WRITTEN TASK> Provide a single number: the count of lines containing the string "this".

RAW RECORDS>
(begin)
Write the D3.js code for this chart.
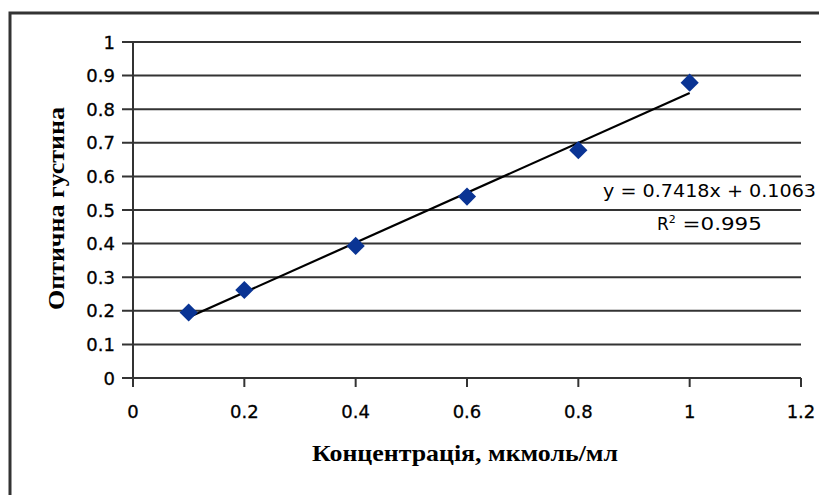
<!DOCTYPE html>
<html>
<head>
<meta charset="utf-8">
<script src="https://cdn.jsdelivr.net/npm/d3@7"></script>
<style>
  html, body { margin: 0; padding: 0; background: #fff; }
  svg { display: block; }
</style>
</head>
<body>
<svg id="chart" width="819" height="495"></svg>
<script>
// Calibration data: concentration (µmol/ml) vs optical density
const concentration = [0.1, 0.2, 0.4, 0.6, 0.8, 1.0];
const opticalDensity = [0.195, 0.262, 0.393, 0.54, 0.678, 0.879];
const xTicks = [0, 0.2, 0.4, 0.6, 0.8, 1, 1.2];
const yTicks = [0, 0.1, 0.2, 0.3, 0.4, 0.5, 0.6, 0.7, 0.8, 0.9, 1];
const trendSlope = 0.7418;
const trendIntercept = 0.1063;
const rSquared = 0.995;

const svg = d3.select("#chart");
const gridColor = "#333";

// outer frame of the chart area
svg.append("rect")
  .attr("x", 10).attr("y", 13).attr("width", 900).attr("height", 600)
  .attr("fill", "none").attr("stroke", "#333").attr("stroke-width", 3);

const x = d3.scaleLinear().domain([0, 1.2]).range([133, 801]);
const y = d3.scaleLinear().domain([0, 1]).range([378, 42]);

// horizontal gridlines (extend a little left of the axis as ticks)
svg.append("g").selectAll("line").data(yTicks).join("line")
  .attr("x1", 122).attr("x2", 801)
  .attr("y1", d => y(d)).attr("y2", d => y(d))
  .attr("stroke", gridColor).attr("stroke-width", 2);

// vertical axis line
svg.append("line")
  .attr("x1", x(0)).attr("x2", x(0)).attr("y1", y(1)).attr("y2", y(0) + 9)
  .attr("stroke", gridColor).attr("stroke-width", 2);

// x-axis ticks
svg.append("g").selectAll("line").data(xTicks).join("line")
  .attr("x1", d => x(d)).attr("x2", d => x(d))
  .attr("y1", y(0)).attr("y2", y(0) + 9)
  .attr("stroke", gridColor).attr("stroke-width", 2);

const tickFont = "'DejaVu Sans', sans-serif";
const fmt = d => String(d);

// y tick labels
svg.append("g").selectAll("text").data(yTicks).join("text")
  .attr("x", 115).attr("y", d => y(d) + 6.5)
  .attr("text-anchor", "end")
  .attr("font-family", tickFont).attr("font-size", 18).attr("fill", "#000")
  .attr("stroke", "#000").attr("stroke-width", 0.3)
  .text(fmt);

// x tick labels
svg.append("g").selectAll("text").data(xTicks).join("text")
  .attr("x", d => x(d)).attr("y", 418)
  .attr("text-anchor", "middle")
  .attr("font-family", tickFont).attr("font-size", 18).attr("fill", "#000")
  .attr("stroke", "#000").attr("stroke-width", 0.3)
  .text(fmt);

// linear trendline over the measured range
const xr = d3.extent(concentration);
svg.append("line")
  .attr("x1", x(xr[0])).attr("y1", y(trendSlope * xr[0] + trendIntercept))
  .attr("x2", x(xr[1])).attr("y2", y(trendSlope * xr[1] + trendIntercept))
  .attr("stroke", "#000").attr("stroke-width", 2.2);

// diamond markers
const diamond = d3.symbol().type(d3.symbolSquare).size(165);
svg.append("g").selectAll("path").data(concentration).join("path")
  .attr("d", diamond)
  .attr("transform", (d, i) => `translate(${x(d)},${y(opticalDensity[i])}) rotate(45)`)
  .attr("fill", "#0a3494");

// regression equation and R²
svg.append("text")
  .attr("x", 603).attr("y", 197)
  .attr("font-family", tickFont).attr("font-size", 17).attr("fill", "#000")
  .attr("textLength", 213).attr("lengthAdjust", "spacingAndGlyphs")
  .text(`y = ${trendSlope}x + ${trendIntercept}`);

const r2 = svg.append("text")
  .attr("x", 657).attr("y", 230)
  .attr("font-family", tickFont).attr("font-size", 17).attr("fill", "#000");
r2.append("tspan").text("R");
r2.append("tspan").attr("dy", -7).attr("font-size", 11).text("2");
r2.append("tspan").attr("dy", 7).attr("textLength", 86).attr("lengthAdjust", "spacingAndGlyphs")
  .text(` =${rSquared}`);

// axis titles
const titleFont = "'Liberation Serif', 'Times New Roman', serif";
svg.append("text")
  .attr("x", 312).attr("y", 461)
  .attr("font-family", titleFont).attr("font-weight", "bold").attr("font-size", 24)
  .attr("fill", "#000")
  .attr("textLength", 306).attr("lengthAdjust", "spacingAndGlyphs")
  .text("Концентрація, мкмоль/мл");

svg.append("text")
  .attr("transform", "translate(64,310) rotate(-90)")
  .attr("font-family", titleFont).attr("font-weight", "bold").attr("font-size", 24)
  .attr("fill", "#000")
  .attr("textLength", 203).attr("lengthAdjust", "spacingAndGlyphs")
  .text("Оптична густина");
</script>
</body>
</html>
(end)
(begin)
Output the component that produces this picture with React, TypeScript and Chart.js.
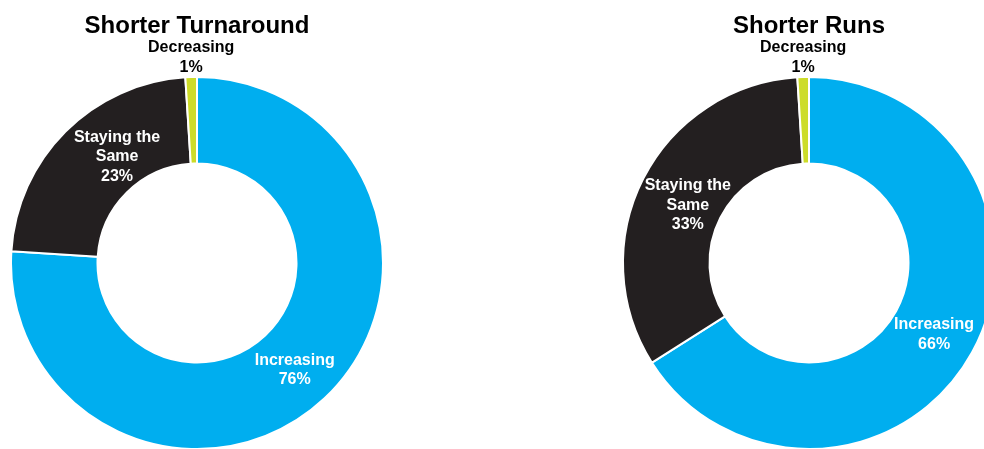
(end)
EXPECTED ANSWER> 2